++++ SUPPLIED MATERIAL

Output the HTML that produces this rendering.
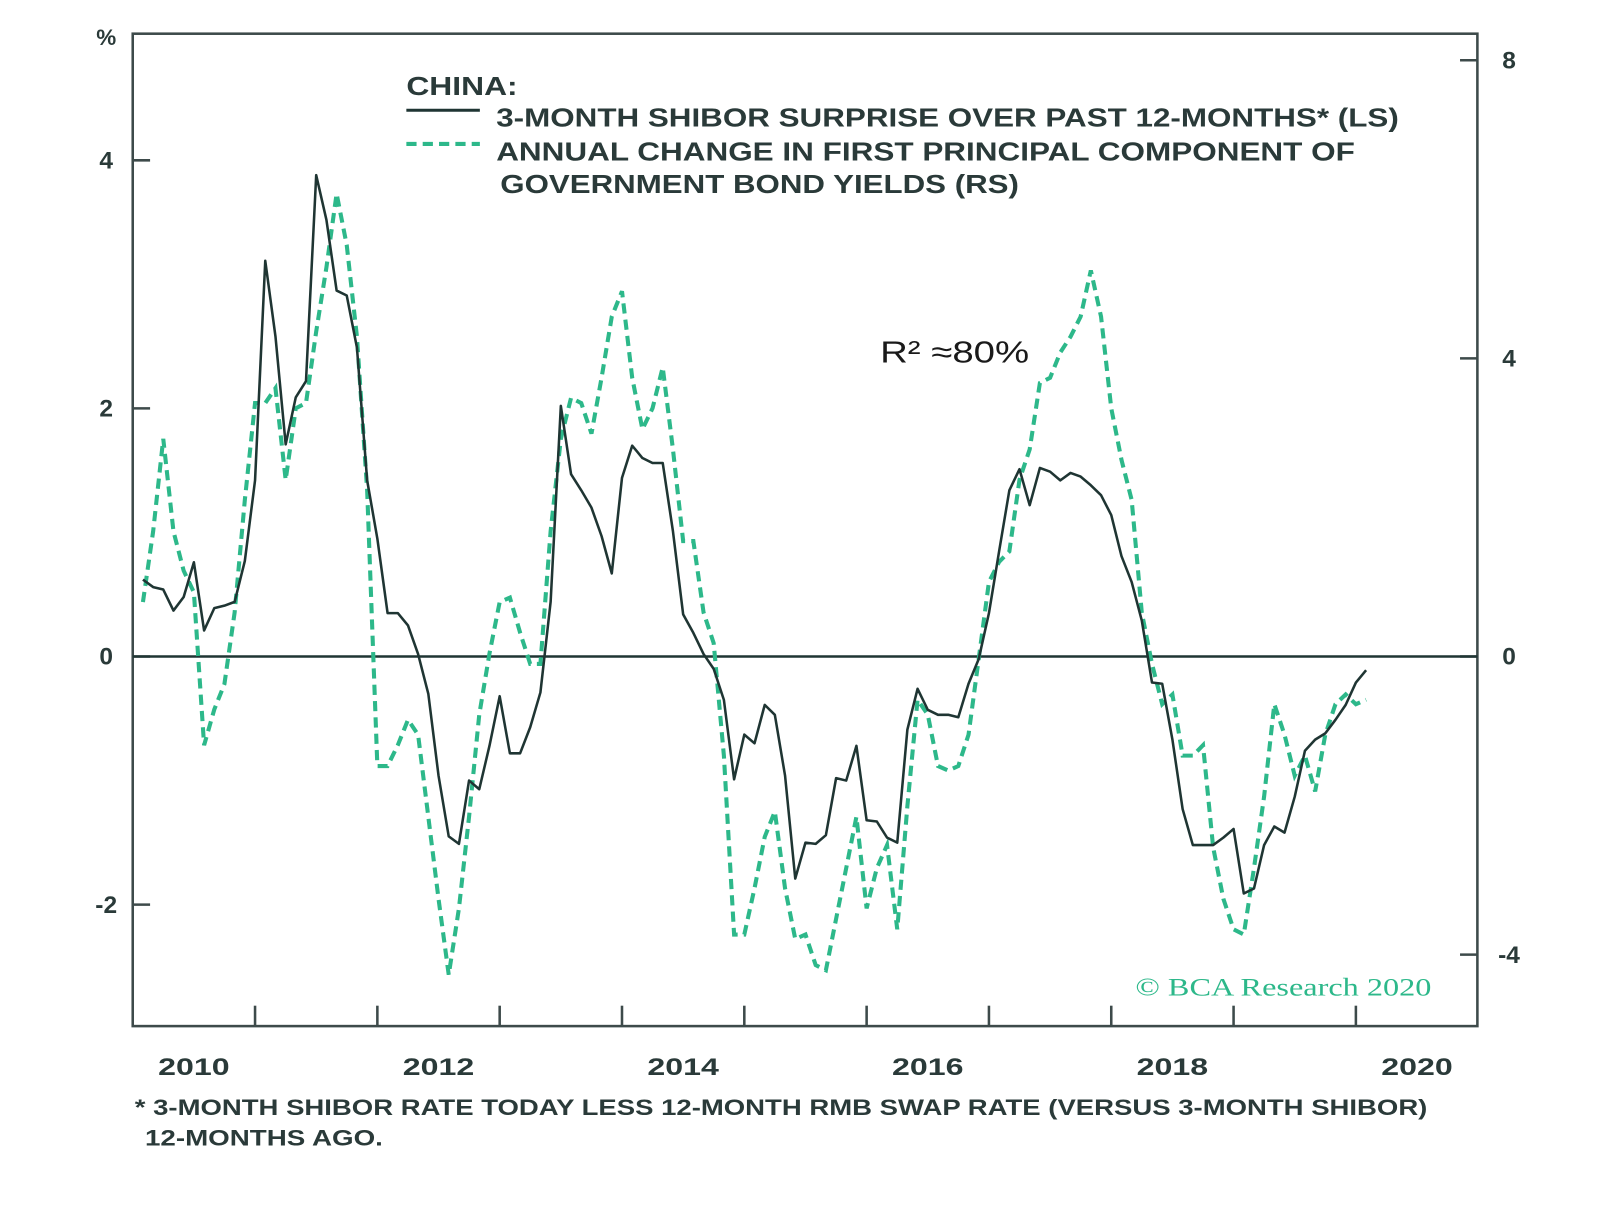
<!DOCTYPE html>
<html><head><meta charset="utf-8"><style>
html,body{margin:0;padding:0;background:#fff;}
svg text{font-family:"Liberation Sans",sans-serif;fill:#2a3a39;font-weight:bold;}
</style></head><body>
<svg id="chart" width="1600" height="1205" viewBox="0 0 1600 1205" xmlns="http://www.w3.org/2000/svg">
<g transform="scale(1.021)">
<rect x="130" y="33" width="1317" height="972" fill="none" stroke="#3d4a4a" stroke-width="2.5"/>
<g id="axes"></g>
<g id="series"></g>
<text x="104" y="44" font-size="22" text-anchor="middle">%</text>
<g>
<text x="398" y="93" font-size="25" textLength="109" lengthAdjust="spacingAndGlyphs">CHINA:</text>
<line x1="398" y1="108" x2="470" y2="108" stroke="#1f3533" stroke-width="3"/>
<text x="486" y="124" font-size="25" textLength="884" lengthAdjust="spacingAndGlyphs">3-MONTH SHIBOR SURPRISE OVER PAST 12-MONTHS* (LS)</text>
<line x1="398" y1="141" x2="470" y2="141" stroke="#2db88a" stroke-width="4" stroke-dasharray="10,6"/>
<text x="486" y="157" font-size="25" textLength="841" lengthAdjust="spacingAndGlyphs">ANNUAL CHANGE IN FIRST PRINCIPAL COMPONENT OF</text>
<text x="490" y="189" font-size="25" textLength="508" lengthAdjust="spacingAndGlyphs">GOVERNMENT BOND YIELDS (RS)</text>
</g>
<text x="862" y="355" font-size="30" textLength="146" lengthAdjust="spacingAndGlyphs" style="fill:#1a1a1a;font-weight:normal">R² ≈80%</text>
<text x="1112" y="975" font-size="25" textLength="290" lengthAdjust="spacingAndGlyphs" style="fill:#2db88a;font-family:'Liberation Serif',serif;font-weight:normal">© BCA Research 2020</text>
<text x="132" y="1092" font-size="22" textLength="1266" lengthAdjust="spacingAndGlyphs">* 3-MONTH SHIBOR RATE TODAY LESS 12-MONTH RMB SWAP RATE (VERSUS 3-MONTH SHIBOR)</text>
<text x="142" y="1122" font-size="22" textLength="233" lengthAdjust="spacingAndGlyphs">12-MONTHS AGO.</text>
</g>
</svg>
<script>
const startYear = 2010;
const leftTicks = [-2, 0, 2, 4];
const rightTicks = [-4, 0, 4, 8];
const yearLabels = [2010, 2012, 2014, 2016, 2018, 2020];
const shibor = [0.62,0.56,0.54,0.37,0.48,0.76,0.21,0.39,0.41,0.44,0.77,1.42,3.19,2.58,1.71,2.09,2.22,3.88,3.52,2.95,2.91,2.49,1.42,0.95,0.35,0.35,0.25,0.02,-0.30,-0.96,-1.45,-1.51,-1.00,-1.07,-0.72,-0.32,-0.78,-0.78,-0.57,-0.29,0.44,2.02,1.47,1.34,1.20,0.97,0.67,1.44,1.70,1.60,1.56,1.56,1.01,0.34,0.19,0.02,-0.10,-0.35,-0.99,-0.63,-0.70,-0.39,-0.47,-0.96,-1.79,-1.50,-1.51,-1.44,-0.98,-1.00,-0.72,-1.32,-1.33,-1.46,-1.50,-0.59,-0.26,-0.43,-0.47,-0.47,-0.49,-0.22,-0.02,0.35,0.85,1.34,1.51,1.22,1.52,1.49,1.42,1.48,1.45,1.38,1.30,1.14,0.81,0.60,0.29,-0.21,-0.22,-0.67,-1.23,-1.52,-1.52,-1.52,-1.46,-1.39,-1.91,-1.87,-1.52,-1.37,-1.42,-1.13,-0.76,-0.67,-0.62,-0.51,-0.39,-0.21,-0.11];
const pcChange = [0.73,1.68,2.92,1.68,1.15,0.86,-1.19,-0.71,-0.37,0.59,2.10,3.40,3.40,3.60,2.37,3.33,3.40,4.36,5.22,6.21,5.52,4.29,2.23,-1.47,-1.47,-1.19,-0.85,-1.05,-2.15,-3.25,-4.27,-3.38,-2.15,-0.78,0.04,0.73,0.79,0.32,-0.10,-0.10,1.68,2.92,3.47,3.40,2.99,3.74,4.56,4.90,3.74,3.05,3.33,3.88,2.78,1.55,1.55,0.59,0.18,-1.33,-3.73,-3.73,-3.11,-2.42,-2.08,-3.11,-3.79,-3.73,-4.14,-4.21,-3.52,-2.84,-2.15,-3.38,-2.84,-2.53,-3.66,-2.01,-0.58,-0.78,-1.47,-1.53,-1.47,-1.05,-0.03,1.00,1.27,1.41,2.37,2.78,3.67,3.74,4.08,4.29,4.56,5.18,4.56,3.33,2.64,2.10,0.59,-0.10,-0.64,-0.51,-1.33,-1.33,-1.19,-2.56,-3.25,-3.66,-3.73,-2.84,-1.88,-0.64,-1.05,-1.60,-1.33,-1.81,-1.05,-0.64,-0.51,-0.64,-0.58];

const NS = "http://www.w3.org/2000/svg";
const X0 = 130, PX_PER_YEAR = 119.8;
function xYear(y){ return X0 + (y - startYear) * PX_PER_YEAR; }
function xMonth(i){ return xYear(startYear + (i + 1) / 12); }
function yLeft(v){ return 643 - v * 121.5; }
function yRight(v){ return 643 - v * 73; }
function mk(tag, attrs, parent){ const e = document.createElementNS(NS, tag); for (const k in attrs) e.setAttribute(k, attrs[k]); parent.appendChild(e); return e; }

const axes = document.getElementById('axes');
const series = document.getElementById('series');
leftTicks.forEach(v => {
  const y = yLeft(v);
  const t = mk('line', {x1:130, x2:147, y1:y, y2:y, stroke:'#3d4a4a', 'stroke-width':2.5}, axes);
  
  
  const l = mk('text', {x:104, y:y+8, 'font-size':24, 'text-anchor':'middle'}, axes);
  l.textContent = v;
  
  
});
rightTicks.forEach(v => {
  const y = yRight(v);
  const t = mk('line', {x1:1430, x2:1447, y1:y, y2:y, stroke:'#3d4a4a', 'stroke-width':2.5}, axes);
  
  
  const l = mk('text', {x:1478, y:y+8, 'font-size':24, 'text-anchor':'middle'}, axes);
  l.textContent = v;
  
  
});
for (let yr = startYear + 1; yr <= 2020; yr++) {
  const x = xYear(yr);
  const t = mk('line', {x1:x, x2:x, y1:985, y2:1005, stroke:'#3d4a4a', 'stroke-width':2.5}, axes);
  
  
}
yearLabels.forEach(yr => {
  const l = mk('text', {x:xYear(yr + 0.5), y:1053, 'font-size':24, 'text-anchor':'middle', textLength:70, lengthAdjust:'spacingAndGlyphs'}, axes);
  l.textContent = yr;
  
  
});
const zero = mk('line', {x1:130, x2:1447, y1:yLeft(0), y2:yLeft(0), stroke:'#1f3533', 'stroke-width':2.5}, axes);



const pcPts = pcChange.map((v, i) => xMonth(i).toFixed(1) + ',' + yRight(v).toFixed(1)).join(' ');
const pc = mk('polyline', {points:pcPts, fill:'none', stroke:'#2db88a', 'stroke-width':4, 'stroke-dasharray':'10,6'}, series);


const shPts = shibor.map((v, i) => xMonth(i).toFixed(1) + ',' + yLeft(v).toFixed(1)).join(' ');
const sh = mk('polyline', {points:shPts, fill:'none', stroke:'#1f3533', 'stroke-width':2.5, 'stroke-linejoin':'round'}, series);


</script>
</body></html>
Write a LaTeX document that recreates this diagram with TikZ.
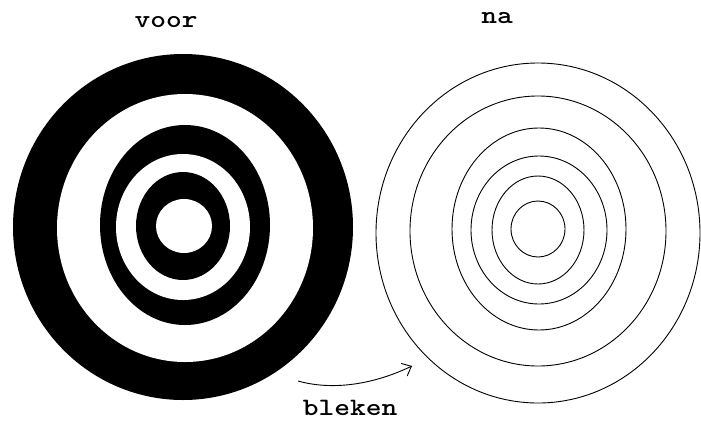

++++++++

▶ **PROMPT**
Your copy of the data should match it exactly, except that pictures are left out.

▶ **ANSWER IN FULL**
Output the HTML that produces this rendering.
<!DOCTYPE html>
<html><head><meta charset="utf-8"><style>
html,body{margin:0;padding:0;background:#fff;}
svg text{font-family:"Liberation Sans",sans-serif;fill:#2a3a39;font-weight:bold;}
</style></head><body>
<svg id="chart" width="1600" height="1205" viewBox="0 0 1600 1205" xmlns="http://www.w3.org/2000/svg">
<g transform="scale(1.021)">
<rect x="130" y="33" width="1317" height="972" fill="none" stroke="#3d4a4a" stroke-width="2.5"/>
<g id="axes"></g>
<g id="series"></g>
<text x="104" y="44" font-size="22" text-anchor="middle">%</text>
<g>
<text x="398" y="93" font-size="25" textLength="109" lengthAdjust="spacingAndGlyphs">CHINA:</text>
<line x1="398" y1="108" x2="470" y2="108" stroke="#1f3533" stroke-width="3"/>
<text x="486" y="124" font-size="25" textLength="884" lengthAdjust="spacingAndGlyphs">3-MONTH SHIBOR SURPRISE OVER PAST 12-MONTHS* (LS)</text>
<line x1="398" y1="141" x2="470" y2="141" stroke="#2db88a" stroke-width="4" stroke-dasharray="10,6"/>
<text x="486" y="157" font-size="25" textLength="841" lengthAdjust="spacingAndGlyphs">ANNUAL CHANGE IN FIRST PRINCIPAL COMPONENT OF</text>
<text x="490" y="189" font-size="25" textLength="508" lengthAdjust="spacingAndGlyphs">GOVERNMENT BOND YIELDS (RS)</text>
</g>
<text x="862" y="355" font-size="30" textLength="146" lengthAdjust="spacingAndGlyphs" style="fill:#1a1a1a;font-weight:normal">R² ≈80%</text>
<text x="1112" y="975" font-size="25" textLength="290" lengthAdjust="spacingAndGlyphs" style="fill:#2db88a;font-family:'Liberation Serif',serif;font-weight:normal">© BCA Research 2020</text>
<text x="132" y="1092" font-size="22" textLength="1266" lengthAdjust="spacingAndGlyphs">* 3-MONTH SHIBOR RATE TODAY LESS 12-MONTH RMB SWAP RATE (VERSUS 3-MONTH SHIBOR)</text>
<text x="142" y="1122" font-size="22" textLength="233" lengthAdjust="spacingAndGlyphs">12-MONTHS AGO.</text>
</g>
</svg>
<script>
const startYear = 2010;
const leftTicks = [-2, 0, 2, 4];
const rightTicks = [-4, 0, 4, 8];
const yearLabels = [2010, 2012, 2014, 2016, 2018, 2020];
const shibor = [0.62,0.56,0.54,0.37,0.48,0.76,0.21,0.39,0.41,0.44,0.77,1.42,3.19,2.58,1.71,2.09,2.22,3.88,3.52,2.95,2.91,2.49,1.42,0.95,0.35,0.35,0.25,0.02,-0.30,-0.96,-1.45,-1.51,-1.00,-1.07,-0.72,-0.32,-0.78,-0.78,-0.57,-0.29,0.44,2.02,1.47,1.34,1.20,0.97,0.67,1.44,1.70,1.60,1.56,1.56,1.01,0.34,0.19,0.02,-0.10,-0.35,-0.99,-0.63,-0.70,-0.39,-0.47,-0.96,-1.79,-1.50,-1.51,-1.44,-0.98,-1.00,-0.72,-1.32,-1.33,-1.46,-1.50,-0.59,-0.26,-0.43,-0.47,-0.47,-0.49,-0.22,-0.02,0.35,0.85,1.34,1.51,1.22,1.52,1.49,1.42,1.48,1.45,1.38,1.30,1.14,0.81,0.60,0.29,-0.21,-0.22,-0.67,-1.23,-1.52,-1.52,-1.52,-1.46,-1.39,-1.91,-1.87,-1.52,-1.37,-1.42,-1.13,-0.76,-0.67,-0.62,-0.51,-0.39,-0.21,-0.11];
const pcChange = [0.73,1.68,2.92,1.68,1.15,0.86,-1.19,-0.71,-0.37,0.59,2.10,3.40,3.40,3.60,2.37,3.33,3.40,4.36,5.22,6.21,5.52,4.29,2.23,-1.47,-1.47,-1.19,-0.85,-1.05,-2.15,-3.25,-4.27,-3.38,-2.15,-0.78,0.04,0.73,0.79,0.32,-0.10,-0.10,1.68,2.92,3.47,3.40,2.99,3.74,4.56,4.90,3.74,3.05,3.33,3.88,2.78,1.55,1.55,0.59,0.18,-1.33,-3.73,-3.73,-3.11,-2.42,-2.08,-3.11,-3.79,-3.73,-4.14,-4.21,-3.52,-2.84,-2.15,-3.38,-2.84,-2.53,-3.66,-2.01,-0.58,-0.78,-1.47,-1.53,-1.47,-1.05,-0.03,1.00,1.27,1.41,2.37,2.78,3.67,3.74,4.08,4.29,4.56,5.18,4.56,3.33,2.64,2.10,0.59,-0.10,-0.64,-0.51,-1.33,-1.33,-1.19,-2.56,-3.25,-3.66,-3.73,-2.84,-1.88,-0.64,-1.05,-1.60,-1.33,-1.81,-1.05,-0.64,-0.51,-0.64,-0.58];

const NS = "http://www.w3.org/2000/svg";
const X0 = 130, PX_PER_YEAR = 119.8;
function xYear(y){ return X0 + (y - startYear) * PX_PER_YEAR; }
function xMonth(i){ return xYear(startYear + (i + 1) / 12); }
function yLeft(v){ return 643 - v * 121.5; }
function yRight(v){ return 643 - v * 73; }
function mk(tag, attrs, parent){ const e = document.createElementNS(NS, tag); for (const k in attrs) e.setAttribute(k, attrs[k]); parent.appendChild(e); return e; }

const axes = document.getElementById('axes');
const series = document.getElementById('series');
leftTicks.forEach(v => {
  const y = yLeft(v);
  const t = mk('line', {x1:130, x2:147, y1:y, y2:y, stroke:'#3d4a4a', 'stroke-width':2.5}, axes);
  
  
  const l = mk('text', {x:104, y:y+8, 'font-size':24, 'text-anchor':'middle'}, axes);
  l.textContent = v;
  
  
});
rightTicks.forEach(v => {
  const y = yRight(v);
  const t = mk('line', {x1:1430, x2:1447, y1:y, y2:y, stroke:'#3d4a4a', 'stroke-width':2.5}, axes);
  
  
  const l = mk('text', {x:1478, y:y+8, 'font-size':24, 'text-anchor':'middle'}, axes);
  l.textContent = v;
  
  
});
for (let yr = startYear + 1; yr <= 2020; yr++) {
  const x = xYear(yr);
  const t = mk('line', {x1:x, x2:x, y1:985, y2:1005, stroke:'#3d4a4a', 'stroke-width':2.5}, axes);
  
  
}
yearLabels.forEach(yr => {
  const l = mk('text', {x:xYear(yr + 0.5), y:1053, 'font-size':24, 'text-anchor':'middle', textLength:70, lengthAdjust:'spacingAndGlyphs'}, axes);
  l.textContent = yr;
  
  
});
const zero = mk('line', {x1:130, x2:1447, y1:yLeft(0), y2:yLeft(0), stroke:'#1f3533', 'stroke-width':2.5}, axes);



const pcPts = pcChange.map((v, i) => xMonth(i).toFixed(1) + ',' + yRight(v).toFixed(1)).join(' ');
const pc = mk('polyline', {points:pcPts, fill:'none', stroke:'#2db88a', 'stroke-width':4, 'stroke-dasharray':'10,6'}, series);


const shPts = shibor.map((v, i) => xMonth(i).toFixed(1) + ',' + yLeft(v).toFixed(1)).join(' ');
const sh = mk('polyline', {points:shPts, fill:'none', stroke:'#1f3533', 'stroke-width':2.5, 'stroke-linejoin':'round'}, series);


</script>
</body></html>
Write a LaTeX document that recreates this diagram with TikZ.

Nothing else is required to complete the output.